- [Given request]
Print the listing from its top line through the line containing "Sans', 'Noto Sans", nothing more, and leave out the pictures.

- [Data shown]
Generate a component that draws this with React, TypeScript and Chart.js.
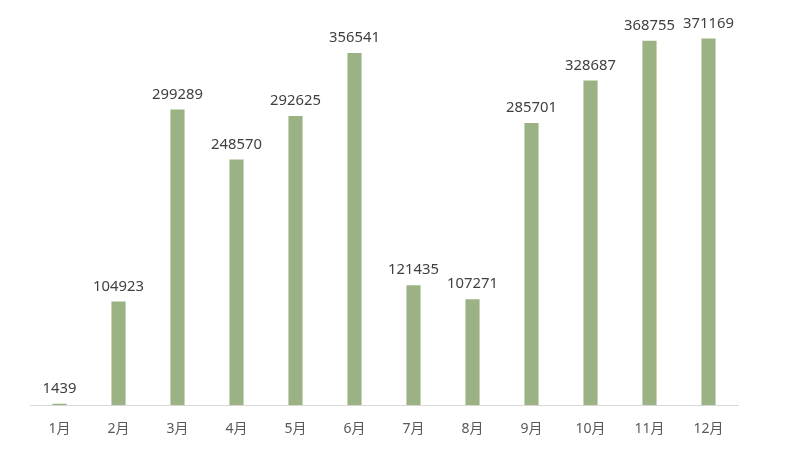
import React, { useEffect, useRef } from "react";
import { Chart, registerables } from "chart.js";

Chart.register(...registerables);

const categories = ["1月", "2月", "3月", "4月", "5月", "6月", "7月", "8月", "9月", "10月", "11月", "12月"];
const values = [1439, 104923, 299289, 248570, 292625, 356541, 121435, 107271, 285701, 328687, 368755, 371169];

const FONT = "'Noto Sans', 'Noto Sans CJK SC', sans-serif";

const valueLabels = {
  id: "valueLabels",
  afterDatasetsDraw(chart: any) {
    const ctx = chart.ctx;
    const meta = chart.getDatasetMeta(0);
    ctx.save();
    ctx.font = `14.8px ${FONT}`;
    ctx.fillStyle = "#404040";
    ctx.textAlign = "center";
    ctx.textBaseline = "middle";
    meta.data.forEach((bar: any, i: number) => {
      ctx.fillText(String(values[i]), bar.x, bar.y - 15);
    });
    ctx.restore();
  },
};

export default function App() {
  const ref = useRef<HTMLCanvasElement>(null);
  useEffect(() => {
    if (!ref.current) return;
    const chart = new Chart(ref.current, {
      type: "bar",
      data: {
        labels: categories,
        datasets: [
          {
            data: values,
            backgroundColor: "#9BB384",
            categoryPercentage: 1,
            barPercentage: 0.24,
          },
        ],
      },
      options: {
        animation: false,
        responsive: true,
        maintainAspectRatio: false,
        layout: { padding: { left: 30, right: 47, top: 10, bottom: 11 } },
        plugins: { legend: { display: false }, tooltip: { enabled: false } },
        scales: {
          x: {
            grid: { display: false, drawTicks: false },
            border: { display: true, color: "#D9D9D9", width: 1 },
            ticks: { color: "#595959", font: { size: 14, family: FONT }, padding: 15 },
          },
          y: {
            display: false,
            min: 0,
            max: 400000,
          },
        },
      },
      plugins: [valueLabels],
    });
    return () => chart.destroy();
  }, []);
  return (
    <div style={{ position: "fixed", left: 0, top: 0, width: 785, height: 463, background: "#fff" }}>
      <canvas ref={ref} />
    </div>
  );
}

- [Reply]
Generate a component that draws this with React, TypeScript and Chart.js.
import React, { useEffect, useRef } from "react";
import { Chart, registerables } from "chart.js";

Chart.register(...registerables);

const categories = ["1月", "2月", "3月", "4月", "5月", "6月", "7月", "8月", "9月", "10月", "11月", "12月"];
const values = [1439, 104923, 299289, 248570, 292625, 356541, 121435, 107271, 285701, 328687, 368755, 371169];

const FONT = "'Noto Sans', 'Noto Sans CJK SC', sans-serif";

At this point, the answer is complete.